Take part in global study on mental health impact of coronavirus | Research news

Take part in global study on mental health impact of coronavirus

CPFT researchers have launched a critical Covid-19 study for Mental Health Awareness Week, on International Clinical Trials Day.

Anyone over 16 can take a survey online asking how the coronavirus pandemic and lockdown restrictions are affecting their mental health and wellbeing.

CPFT is collaborating with Southern Health NHS Foundation Trust on this global project investigating the psychological impact of coronavirus and how different people are coping.

Clinical Research Nurse Heidi Rice (third left, with the Windsor Research Unit team) is running the study for the Trust.

Heidi said: “People will react differently to coronavirus and the lockdown, and this research is exploring how our emotions, behaviour and wellbeing are affected. We hope to find out what is helpful for people during this time and what may be causing some people more wellbeing problems than others. Everyone is invited to take a short survey to share how they are dealing with changes over several months and help shape how the NHS responds to any future crisis.”

The survey is available here and participants are asked to help the researchers by saying they heard about it from CPFT. You do not have to answer all the questions and you can leave the survey at any time.

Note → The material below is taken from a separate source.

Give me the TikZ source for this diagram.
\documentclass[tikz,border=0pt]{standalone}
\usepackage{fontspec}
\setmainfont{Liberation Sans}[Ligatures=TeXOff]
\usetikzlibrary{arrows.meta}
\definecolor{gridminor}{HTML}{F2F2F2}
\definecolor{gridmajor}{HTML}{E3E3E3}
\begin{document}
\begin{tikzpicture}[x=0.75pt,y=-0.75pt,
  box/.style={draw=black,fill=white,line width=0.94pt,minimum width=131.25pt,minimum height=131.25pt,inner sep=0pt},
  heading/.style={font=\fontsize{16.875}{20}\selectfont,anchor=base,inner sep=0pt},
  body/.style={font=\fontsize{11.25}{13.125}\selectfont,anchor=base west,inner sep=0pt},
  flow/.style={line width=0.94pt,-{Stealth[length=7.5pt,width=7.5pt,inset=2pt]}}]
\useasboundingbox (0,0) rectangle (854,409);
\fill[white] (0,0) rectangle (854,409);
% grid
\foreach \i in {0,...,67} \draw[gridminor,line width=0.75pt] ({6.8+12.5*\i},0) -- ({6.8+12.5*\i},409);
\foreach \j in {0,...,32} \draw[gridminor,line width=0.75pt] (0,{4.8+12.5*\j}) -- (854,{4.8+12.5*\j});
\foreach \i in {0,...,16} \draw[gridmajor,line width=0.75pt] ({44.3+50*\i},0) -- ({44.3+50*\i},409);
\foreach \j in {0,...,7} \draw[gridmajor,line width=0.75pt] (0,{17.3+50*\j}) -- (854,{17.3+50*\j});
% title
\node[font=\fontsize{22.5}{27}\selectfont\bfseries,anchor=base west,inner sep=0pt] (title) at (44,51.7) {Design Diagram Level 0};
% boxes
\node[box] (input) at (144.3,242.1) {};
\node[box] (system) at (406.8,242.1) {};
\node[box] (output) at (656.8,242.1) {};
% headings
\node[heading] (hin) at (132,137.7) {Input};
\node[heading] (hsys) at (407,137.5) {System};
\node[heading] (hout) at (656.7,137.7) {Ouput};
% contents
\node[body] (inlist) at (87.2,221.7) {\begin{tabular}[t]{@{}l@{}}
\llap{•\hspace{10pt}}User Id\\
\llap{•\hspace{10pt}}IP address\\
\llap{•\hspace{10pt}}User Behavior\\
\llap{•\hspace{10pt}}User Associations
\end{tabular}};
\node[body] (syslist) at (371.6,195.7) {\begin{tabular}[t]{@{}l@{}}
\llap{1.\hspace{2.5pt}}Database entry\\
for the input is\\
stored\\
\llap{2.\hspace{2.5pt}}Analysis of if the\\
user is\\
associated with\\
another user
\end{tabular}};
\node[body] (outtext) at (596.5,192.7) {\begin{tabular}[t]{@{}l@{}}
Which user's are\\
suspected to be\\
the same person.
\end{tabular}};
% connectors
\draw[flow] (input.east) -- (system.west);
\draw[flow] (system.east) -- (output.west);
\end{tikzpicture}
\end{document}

Leading the global study, Prof Shanaya Rathod, Consultant Psychiatrist and Director of Research at Southern Health said: “The global impact of Covid-19 will be felt by us for a long time. Our study aims to investigate the psychological impact of Covid-19 on general population, healthcare workers, patients with Covid and individuals with vulnerabilities.”

The study is linked to the Medical Research Council global health research programme led by the Portsmouth-Brawijaya Centre for Global Health, Population, and Policy, University of Portsmouth, the study involves a whole range of partners across the NHS. Mirroring the truly global scale of the pandemic, the study is also being shared by partners across the world, including, Canada, India, Greece, Singapore and Holland amongst others. The study aims to not only look at how the virus has impacted on our own mental health across the UK but then compare it to others from different countries. 

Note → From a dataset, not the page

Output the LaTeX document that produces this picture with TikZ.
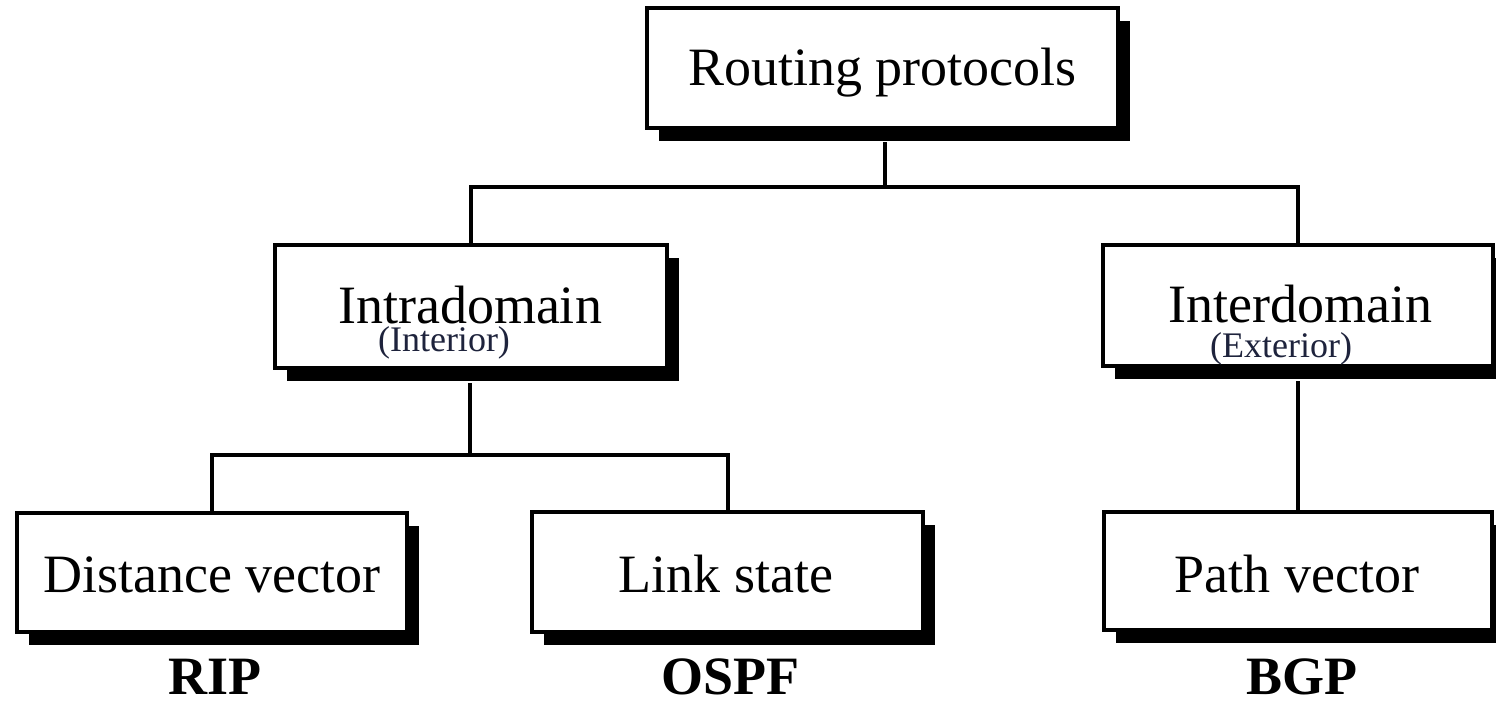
\documentclass[tikz,border=0pt]{standalone}
\usepackage{fontspec}
\setmainfont{Liberation Serif}
\usetikzlibrary{shadows}
\tikzset{
  box/.style={draw=black, line width=4.5pt, fill=white, inner sep=0pt,
    drop shadow={shadow xshift=12pt, shadow yshift=-13pt, fill=black, opacity=1}},
  conn/.style={draw=black, line width=4pt},
  big/.style={anchor=base, inner sep=0pt, font=\fontsize{54}{60}\selectfont},
  small/.style={anchor=base, inner sep=0pt, font=\fontsize{36}{40}\selectfont, text={rgb,255:red,30;green,35;blue,60}},
  proto/.style={anchor=base, inner sep=0pt, text depth=0pt, font=\fontsize{54}{60}\selectfont\bfseries},
}
\begin{document}
\begin{tikzpicture}[x=1pt,y=-1pt]
\useasboundingbox (0,0) rectangle (1496,701);
\clip (0,0) rectangle (1496,701);
% junction coordinates
\coordinate (j1) at (885,187);
\coordinate (j2) at (470,455);
% boxes
\node[box, minimum width=471pt, minimum height=120pt] (rp) at (882.5,68) {};
\node[box, minimum width=392pt, minimum height=123pt] (intra) at (471,306.5) {};
\node[box, minimum width=390pt, minimum height=121pt] (inter) at (1298,305.5) {};
\node[box, minimum width=390pt, minimum height=119pt] (dv) at (212,572.5) {};
\node[box, minimum width=391pt, minimum height=120pt] (ls) at (727.5,572) {};
\node[box, minimum width=388pt, minimum height=118pt] (pv) at (1298,571) {};
% connectors
\draw[conn] (j1 |- rp.south) ++(0,12) -- (j1);
\draw[conn] (intra.north) |- (j1) -| (inter.north);
\draw[conn] (j2 |- intra.south) ++(0,13) -- (j2);
\draw[conn] (dv.north) |- (j2) -| (ls.north);
\draw[conn] (pv.north |- inter.south) ++(0,13) -- (pv.north);
% texts
\node[big] (trp) at (882.5,85) {Routing protocols};
\node[big] (tintra) at (470,323) {Intradomain};
\node[small] (tint) at (444,351) {(Interior)};
\node[big] (tinter) at (1300,322) {Interdomain};
\node[small] (text) at (1281,357) {(Exterior)};
\node[big] (tdv) at (212,592) {Distance vector};
\node[big] (tls) at (726,592) {Link state};
\node[big] (tpv) at (1297,592) {Path vector};
\node[proto] (rip) at (215,694) {RIP};
\node[proto] (ospf) at (730,694) {OSPF};
\node[proto] (bgp) at (1302,694) {BGP};
\end{tikzpicture}
\end{document}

Professor Rathod added: “The global platform and use of validated questionnaires allows the study to assess the wider impact of culture, political landscapes and impact of different responses in different countries. As a result we will be able to understand and strengthen our ongoing responses and those for any future crisis.”

With over 55 sites across the UK and dozens across the globe getting involved, it is hoped the study will provide researchers and the NHS with much wider view of how the pandemic has affected people. This data can then be used to adapt and improve our responses to future crisis, allowing a more personalised approach to psychological support.